__Required task__. Of the material below, the lines to be retyped are those from the line containing "Reproduce this chart with Plotly." through the line containing "import plotly.graph_objects as go", inclusive; reproduce them exactly.

__Exercise materials__.

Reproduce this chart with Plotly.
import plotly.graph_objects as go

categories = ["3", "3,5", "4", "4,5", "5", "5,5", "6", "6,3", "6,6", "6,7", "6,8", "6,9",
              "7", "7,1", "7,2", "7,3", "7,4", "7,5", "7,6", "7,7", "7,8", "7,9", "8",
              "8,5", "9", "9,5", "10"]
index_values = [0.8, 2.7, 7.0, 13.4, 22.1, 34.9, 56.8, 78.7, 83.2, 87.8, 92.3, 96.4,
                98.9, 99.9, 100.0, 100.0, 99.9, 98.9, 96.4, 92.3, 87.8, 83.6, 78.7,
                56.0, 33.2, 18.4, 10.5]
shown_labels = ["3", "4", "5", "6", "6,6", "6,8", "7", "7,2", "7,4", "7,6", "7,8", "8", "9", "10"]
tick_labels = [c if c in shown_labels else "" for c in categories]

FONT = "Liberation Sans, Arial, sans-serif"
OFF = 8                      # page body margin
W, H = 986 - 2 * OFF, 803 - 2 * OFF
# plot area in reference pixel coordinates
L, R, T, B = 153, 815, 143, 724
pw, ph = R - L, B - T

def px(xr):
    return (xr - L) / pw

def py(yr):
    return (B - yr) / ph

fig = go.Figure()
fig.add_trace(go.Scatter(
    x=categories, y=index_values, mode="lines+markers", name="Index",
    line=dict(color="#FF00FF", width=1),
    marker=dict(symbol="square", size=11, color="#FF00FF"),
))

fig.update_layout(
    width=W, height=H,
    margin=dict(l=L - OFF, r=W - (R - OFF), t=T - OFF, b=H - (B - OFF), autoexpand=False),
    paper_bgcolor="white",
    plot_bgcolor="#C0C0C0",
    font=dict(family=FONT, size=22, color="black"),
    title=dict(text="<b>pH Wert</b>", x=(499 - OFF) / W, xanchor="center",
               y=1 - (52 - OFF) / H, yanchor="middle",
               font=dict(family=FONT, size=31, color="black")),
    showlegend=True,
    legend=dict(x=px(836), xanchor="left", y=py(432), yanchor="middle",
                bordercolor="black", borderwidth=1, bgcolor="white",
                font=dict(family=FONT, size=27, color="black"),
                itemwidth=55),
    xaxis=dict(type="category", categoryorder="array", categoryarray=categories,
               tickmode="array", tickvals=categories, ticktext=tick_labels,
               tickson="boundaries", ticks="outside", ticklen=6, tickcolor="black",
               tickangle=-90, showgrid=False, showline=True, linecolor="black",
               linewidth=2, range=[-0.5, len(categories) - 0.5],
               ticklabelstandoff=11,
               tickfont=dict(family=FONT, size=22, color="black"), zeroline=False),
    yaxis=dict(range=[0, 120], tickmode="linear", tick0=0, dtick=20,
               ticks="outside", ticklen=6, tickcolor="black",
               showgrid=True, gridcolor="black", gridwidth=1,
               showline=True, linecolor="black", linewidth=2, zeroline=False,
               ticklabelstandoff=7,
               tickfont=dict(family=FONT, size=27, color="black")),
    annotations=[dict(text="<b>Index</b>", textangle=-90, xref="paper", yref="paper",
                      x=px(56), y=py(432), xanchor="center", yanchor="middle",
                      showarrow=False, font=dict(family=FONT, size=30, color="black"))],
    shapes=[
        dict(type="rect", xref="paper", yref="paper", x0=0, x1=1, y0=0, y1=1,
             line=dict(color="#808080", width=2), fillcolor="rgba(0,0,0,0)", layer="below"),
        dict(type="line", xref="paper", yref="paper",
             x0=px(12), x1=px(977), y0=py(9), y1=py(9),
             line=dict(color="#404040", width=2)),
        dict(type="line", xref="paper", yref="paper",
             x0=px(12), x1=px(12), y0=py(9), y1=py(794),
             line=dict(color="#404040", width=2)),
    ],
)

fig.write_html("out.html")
...
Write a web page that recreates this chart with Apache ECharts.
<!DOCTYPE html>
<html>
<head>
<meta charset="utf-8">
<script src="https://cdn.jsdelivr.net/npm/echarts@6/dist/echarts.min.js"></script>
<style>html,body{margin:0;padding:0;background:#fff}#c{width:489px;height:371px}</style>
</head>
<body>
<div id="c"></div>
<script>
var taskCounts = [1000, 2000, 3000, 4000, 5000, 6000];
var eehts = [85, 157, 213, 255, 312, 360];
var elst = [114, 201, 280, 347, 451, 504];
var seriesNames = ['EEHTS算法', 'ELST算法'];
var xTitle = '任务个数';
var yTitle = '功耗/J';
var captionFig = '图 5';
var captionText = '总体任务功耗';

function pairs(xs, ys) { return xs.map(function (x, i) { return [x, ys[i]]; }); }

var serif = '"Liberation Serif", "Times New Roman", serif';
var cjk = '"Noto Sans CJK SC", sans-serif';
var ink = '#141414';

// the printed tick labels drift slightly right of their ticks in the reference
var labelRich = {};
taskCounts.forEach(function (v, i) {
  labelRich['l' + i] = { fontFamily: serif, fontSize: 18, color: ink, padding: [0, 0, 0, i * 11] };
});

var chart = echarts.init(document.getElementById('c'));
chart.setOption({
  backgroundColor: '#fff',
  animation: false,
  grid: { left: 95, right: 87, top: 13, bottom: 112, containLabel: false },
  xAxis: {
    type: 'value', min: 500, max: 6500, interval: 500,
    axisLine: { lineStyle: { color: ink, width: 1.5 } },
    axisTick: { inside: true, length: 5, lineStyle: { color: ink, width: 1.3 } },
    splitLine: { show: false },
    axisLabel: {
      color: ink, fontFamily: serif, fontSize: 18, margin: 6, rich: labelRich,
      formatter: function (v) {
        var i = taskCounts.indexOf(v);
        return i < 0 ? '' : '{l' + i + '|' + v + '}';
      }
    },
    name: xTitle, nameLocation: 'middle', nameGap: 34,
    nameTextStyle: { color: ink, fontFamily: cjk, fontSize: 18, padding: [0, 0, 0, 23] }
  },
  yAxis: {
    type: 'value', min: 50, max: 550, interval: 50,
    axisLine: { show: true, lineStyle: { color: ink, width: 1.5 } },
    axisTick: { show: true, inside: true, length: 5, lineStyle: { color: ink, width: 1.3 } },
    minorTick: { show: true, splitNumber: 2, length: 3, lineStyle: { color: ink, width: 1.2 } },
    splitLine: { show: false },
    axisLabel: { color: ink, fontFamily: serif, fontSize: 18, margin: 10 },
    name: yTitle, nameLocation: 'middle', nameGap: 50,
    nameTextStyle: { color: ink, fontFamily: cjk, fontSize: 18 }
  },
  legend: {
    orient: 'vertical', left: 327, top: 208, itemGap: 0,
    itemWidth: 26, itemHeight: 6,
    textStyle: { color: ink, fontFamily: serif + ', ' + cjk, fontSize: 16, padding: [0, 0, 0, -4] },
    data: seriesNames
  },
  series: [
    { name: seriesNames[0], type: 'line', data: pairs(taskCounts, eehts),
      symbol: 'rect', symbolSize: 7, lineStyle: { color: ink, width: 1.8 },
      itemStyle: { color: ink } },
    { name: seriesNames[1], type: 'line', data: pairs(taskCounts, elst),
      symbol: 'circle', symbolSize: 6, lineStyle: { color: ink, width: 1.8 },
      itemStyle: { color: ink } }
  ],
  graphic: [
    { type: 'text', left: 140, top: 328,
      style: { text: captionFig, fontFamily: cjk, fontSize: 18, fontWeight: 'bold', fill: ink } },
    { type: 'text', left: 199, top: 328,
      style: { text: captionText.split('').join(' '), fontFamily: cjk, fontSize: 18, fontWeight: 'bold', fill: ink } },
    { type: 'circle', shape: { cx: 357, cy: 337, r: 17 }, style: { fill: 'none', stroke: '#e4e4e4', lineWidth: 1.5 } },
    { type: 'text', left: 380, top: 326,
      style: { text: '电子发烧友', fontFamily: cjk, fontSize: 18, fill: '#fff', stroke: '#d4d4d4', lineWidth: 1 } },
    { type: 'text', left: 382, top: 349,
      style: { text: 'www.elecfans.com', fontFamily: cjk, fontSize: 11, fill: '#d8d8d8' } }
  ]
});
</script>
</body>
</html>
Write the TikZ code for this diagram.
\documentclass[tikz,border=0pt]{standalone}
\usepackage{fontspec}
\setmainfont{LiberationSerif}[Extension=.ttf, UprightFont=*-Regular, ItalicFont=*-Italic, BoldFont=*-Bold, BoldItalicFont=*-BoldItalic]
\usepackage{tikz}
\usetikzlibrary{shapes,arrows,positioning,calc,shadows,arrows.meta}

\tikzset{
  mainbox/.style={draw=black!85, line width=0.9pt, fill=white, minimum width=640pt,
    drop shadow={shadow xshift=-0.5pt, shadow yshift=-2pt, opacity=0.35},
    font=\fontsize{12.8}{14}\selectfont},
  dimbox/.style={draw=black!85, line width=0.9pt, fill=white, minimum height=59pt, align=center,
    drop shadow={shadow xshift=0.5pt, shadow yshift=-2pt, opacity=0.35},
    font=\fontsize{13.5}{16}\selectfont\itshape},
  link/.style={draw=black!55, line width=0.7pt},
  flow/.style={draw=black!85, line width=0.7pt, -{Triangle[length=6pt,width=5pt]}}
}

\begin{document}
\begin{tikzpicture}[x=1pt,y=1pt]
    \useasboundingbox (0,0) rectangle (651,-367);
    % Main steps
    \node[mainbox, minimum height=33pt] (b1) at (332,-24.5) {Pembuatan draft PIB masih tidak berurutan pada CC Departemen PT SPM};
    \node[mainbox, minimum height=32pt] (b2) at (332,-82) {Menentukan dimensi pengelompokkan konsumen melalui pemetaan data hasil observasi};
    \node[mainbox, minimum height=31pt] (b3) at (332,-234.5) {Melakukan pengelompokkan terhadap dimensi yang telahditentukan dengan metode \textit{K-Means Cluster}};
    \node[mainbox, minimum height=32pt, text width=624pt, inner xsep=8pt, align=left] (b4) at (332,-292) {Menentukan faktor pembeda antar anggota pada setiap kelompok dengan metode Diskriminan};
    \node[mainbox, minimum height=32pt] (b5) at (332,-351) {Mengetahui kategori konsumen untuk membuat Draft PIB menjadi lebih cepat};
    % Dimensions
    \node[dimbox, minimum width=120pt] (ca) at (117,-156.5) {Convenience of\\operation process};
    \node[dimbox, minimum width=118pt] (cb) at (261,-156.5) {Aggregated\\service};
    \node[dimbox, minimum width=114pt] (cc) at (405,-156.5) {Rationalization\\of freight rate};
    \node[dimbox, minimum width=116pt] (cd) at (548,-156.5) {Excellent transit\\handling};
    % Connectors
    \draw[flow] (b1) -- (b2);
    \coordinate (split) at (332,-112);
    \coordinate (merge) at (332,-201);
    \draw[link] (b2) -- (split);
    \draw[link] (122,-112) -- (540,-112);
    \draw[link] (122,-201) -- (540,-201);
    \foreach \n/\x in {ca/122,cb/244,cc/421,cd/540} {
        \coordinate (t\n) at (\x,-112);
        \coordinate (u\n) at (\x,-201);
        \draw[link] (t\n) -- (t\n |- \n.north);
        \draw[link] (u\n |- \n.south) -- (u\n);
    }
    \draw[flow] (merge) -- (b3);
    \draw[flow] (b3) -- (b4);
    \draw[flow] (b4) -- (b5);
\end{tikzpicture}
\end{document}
---
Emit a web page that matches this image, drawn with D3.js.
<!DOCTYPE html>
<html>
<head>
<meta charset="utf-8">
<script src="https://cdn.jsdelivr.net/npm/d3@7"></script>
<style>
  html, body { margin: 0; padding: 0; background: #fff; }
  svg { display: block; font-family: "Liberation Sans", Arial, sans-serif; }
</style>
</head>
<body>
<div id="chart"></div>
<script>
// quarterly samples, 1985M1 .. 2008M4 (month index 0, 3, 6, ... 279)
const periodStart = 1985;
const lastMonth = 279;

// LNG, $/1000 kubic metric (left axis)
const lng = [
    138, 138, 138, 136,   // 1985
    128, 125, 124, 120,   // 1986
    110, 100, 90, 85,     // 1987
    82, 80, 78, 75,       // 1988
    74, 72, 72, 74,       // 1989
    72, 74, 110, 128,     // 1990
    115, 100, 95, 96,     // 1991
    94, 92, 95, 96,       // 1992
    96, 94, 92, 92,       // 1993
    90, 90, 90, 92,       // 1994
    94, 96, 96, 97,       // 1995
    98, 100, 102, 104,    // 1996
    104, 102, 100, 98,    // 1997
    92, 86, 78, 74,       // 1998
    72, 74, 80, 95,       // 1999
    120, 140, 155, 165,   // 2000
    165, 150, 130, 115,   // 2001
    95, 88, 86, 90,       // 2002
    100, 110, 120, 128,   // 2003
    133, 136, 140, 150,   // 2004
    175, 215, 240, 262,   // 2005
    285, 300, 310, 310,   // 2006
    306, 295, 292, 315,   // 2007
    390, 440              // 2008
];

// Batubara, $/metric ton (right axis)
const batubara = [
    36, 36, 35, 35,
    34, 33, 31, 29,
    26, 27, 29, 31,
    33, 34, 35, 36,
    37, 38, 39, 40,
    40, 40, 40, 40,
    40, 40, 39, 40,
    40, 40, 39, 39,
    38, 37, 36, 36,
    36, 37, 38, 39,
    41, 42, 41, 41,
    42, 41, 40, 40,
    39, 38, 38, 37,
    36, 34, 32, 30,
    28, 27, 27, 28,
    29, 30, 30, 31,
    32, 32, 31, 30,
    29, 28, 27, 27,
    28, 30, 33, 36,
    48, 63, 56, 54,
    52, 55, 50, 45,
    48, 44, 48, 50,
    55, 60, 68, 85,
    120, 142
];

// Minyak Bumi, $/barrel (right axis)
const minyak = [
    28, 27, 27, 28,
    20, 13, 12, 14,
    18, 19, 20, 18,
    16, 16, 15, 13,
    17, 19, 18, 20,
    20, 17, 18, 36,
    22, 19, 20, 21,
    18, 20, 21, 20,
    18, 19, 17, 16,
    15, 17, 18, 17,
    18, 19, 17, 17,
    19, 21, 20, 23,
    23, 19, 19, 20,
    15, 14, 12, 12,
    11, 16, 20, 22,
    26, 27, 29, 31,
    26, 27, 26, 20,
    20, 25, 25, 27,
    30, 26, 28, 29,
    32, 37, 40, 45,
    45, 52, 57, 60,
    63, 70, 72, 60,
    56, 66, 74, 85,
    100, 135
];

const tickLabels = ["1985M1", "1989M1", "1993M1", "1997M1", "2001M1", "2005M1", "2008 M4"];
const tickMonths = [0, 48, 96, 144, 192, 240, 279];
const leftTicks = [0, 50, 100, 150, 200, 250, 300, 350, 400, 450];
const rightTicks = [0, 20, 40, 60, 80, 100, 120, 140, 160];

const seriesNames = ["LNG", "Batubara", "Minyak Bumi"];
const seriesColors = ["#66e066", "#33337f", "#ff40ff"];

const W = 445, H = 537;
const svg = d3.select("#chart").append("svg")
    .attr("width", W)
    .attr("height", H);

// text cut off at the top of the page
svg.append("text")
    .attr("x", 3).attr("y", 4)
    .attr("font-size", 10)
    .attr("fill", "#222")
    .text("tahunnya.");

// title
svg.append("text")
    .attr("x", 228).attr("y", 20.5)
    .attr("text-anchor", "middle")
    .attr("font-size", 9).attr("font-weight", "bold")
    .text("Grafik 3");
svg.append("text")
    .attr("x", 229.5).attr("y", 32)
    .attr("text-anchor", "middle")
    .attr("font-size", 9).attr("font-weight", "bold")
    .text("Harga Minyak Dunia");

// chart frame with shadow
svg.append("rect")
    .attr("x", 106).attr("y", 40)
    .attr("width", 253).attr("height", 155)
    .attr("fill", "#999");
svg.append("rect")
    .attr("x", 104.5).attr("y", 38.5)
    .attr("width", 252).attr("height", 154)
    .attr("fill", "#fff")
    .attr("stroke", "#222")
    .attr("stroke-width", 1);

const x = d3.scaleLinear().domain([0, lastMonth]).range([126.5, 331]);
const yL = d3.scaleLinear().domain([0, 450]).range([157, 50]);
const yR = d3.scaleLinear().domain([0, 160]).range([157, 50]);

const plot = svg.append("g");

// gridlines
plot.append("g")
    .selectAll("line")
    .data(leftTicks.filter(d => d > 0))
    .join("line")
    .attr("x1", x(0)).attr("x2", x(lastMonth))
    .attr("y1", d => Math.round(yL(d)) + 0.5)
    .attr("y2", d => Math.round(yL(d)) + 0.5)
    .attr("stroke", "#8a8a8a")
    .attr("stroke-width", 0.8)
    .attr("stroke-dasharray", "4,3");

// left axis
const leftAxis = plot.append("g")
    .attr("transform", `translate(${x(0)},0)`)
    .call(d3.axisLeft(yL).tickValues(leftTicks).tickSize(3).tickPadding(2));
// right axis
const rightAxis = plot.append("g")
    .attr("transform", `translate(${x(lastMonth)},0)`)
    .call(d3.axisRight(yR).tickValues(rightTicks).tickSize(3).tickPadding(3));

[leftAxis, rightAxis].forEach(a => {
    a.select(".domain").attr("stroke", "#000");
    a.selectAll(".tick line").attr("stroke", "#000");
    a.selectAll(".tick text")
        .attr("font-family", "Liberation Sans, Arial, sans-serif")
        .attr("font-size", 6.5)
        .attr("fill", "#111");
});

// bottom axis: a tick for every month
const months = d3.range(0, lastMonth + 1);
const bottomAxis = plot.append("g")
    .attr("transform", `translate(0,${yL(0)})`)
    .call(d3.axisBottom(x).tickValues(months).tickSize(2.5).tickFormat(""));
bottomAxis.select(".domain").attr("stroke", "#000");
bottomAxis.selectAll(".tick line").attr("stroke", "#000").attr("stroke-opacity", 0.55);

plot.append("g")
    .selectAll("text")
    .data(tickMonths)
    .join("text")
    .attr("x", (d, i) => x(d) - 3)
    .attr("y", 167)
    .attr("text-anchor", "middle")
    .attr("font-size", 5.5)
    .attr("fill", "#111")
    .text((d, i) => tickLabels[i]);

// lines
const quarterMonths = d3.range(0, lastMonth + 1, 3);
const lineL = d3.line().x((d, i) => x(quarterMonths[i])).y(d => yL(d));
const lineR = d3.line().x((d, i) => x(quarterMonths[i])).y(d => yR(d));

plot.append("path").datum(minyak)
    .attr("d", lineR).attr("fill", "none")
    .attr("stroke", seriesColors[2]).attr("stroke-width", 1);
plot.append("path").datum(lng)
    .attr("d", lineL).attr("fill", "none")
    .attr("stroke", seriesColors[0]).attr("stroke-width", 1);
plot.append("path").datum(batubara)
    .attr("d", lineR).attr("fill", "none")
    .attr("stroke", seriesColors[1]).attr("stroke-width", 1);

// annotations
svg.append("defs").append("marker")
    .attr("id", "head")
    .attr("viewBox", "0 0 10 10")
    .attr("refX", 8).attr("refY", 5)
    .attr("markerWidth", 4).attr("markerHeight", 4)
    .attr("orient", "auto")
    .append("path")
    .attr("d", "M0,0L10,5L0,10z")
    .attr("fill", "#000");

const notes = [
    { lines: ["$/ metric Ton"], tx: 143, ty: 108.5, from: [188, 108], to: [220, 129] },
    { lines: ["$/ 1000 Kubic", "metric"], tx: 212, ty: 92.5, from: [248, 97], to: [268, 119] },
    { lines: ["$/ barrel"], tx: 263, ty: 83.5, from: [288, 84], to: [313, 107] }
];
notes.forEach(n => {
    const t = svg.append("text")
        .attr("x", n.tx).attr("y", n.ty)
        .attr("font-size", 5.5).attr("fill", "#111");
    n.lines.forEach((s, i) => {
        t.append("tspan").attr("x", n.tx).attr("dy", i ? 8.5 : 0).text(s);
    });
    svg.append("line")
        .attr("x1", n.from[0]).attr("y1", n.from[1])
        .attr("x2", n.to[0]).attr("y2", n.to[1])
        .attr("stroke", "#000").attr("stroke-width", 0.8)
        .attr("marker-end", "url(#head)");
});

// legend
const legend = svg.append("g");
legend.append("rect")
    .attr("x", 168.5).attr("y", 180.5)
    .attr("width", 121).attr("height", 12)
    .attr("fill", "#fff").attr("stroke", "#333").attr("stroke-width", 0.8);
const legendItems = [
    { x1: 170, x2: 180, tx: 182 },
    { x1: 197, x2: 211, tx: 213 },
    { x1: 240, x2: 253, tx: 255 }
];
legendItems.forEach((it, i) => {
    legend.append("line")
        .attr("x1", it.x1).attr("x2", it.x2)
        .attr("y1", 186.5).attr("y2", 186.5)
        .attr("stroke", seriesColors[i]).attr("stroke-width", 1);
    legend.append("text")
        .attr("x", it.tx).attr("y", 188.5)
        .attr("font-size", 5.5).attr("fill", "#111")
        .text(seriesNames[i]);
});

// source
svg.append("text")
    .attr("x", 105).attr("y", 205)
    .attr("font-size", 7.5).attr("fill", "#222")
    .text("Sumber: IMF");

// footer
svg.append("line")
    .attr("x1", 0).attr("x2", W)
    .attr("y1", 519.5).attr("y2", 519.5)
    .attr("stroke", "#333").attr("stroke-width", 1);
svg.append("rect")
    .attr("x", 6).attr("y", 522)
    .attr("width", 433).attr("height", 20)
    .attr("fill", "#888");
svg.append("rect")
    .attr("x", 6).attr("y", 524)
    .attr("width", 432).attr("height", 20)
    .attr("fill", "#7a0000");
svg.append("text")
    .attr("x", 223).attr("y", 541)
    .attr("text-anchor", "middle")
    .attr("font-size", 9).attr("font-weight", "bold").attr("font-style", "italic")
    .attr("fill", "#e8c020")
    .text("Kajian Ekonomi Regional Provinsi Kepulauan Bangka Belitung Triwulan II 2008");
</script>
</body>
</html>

__Answer for this exercise__.
Reproduce this chart with Plotly.
import plotly.graph_objects as go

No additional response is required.